Things get a bit more interesting on the album’s second half, as the traditional pop-rock sensibilities that characterize the album’s first half recede and are replaced by a grittier, more experimental edge. “Victimized”, characterized (correctly) by
Rolling Stone as “the band’s most aggressive track in years”, finds Linkin Park paying homage to short-fused punk rock bands like The Black Pacific and the Dirty Rotten Imbeciles, with the brief two-minute skit arranged precipitously around an explosive drum pattern and a guitar riff that sounds like it was woven out of pure barbed wire.

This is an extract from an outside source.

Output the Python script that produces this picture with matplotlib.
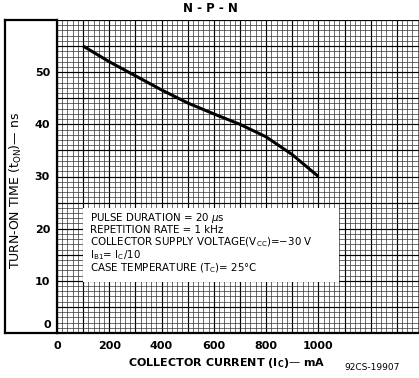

The folk-influenced “Skin to Bone” and “Roads Untraveled” follow, the former a soaring duet between Shinoda and Bennington that derives much of its strength from the latent industrial atmospherics that adorn its background; the latter a sombre follow-up to
A Thousand Suns’ “Iridescent” that rides a series of walloping guitar chords before dissolving in a haze of gang chants and washed-out grey. “Until it Breaks” features the novelty of longtime guitarist Brad Delson on vocals, although his performance is overshadowed somewhat by the track’s overbearing production fetish and Shinoda’s needless white-boy posturing. Meanwhile, the instrumental track “Tinfoil” is about as useless as its namesake, but “Powerless” is as good a mid-tempo closer as one could ever hope for from Linkin Park; it’s no “Numb” or “Pushing Me Away”, but it’ll do.
So – Linkin Park finally make good on their promise to return to their roots, and they’ve even brought some of the stuff that they’ve learnt in recent years along for the ride. When viewed through that prism,
Living Things seems like the perfect record – an album that’s capable of both bringing back a good portion of the band’s old fans while still being fresh and meaningful enough to strengthen the resolve of the loyalists. Yet this record is likely to do very little of either: that first generation of fans has long since moved on to greener (and better) pastures, whilst the select few that have remained will find that the unbridled daring and game-changing ambition of
A Thousand Suns is sorely missed. Linkin Park may have finally happened upon nu-metal gold, but there are no buyers.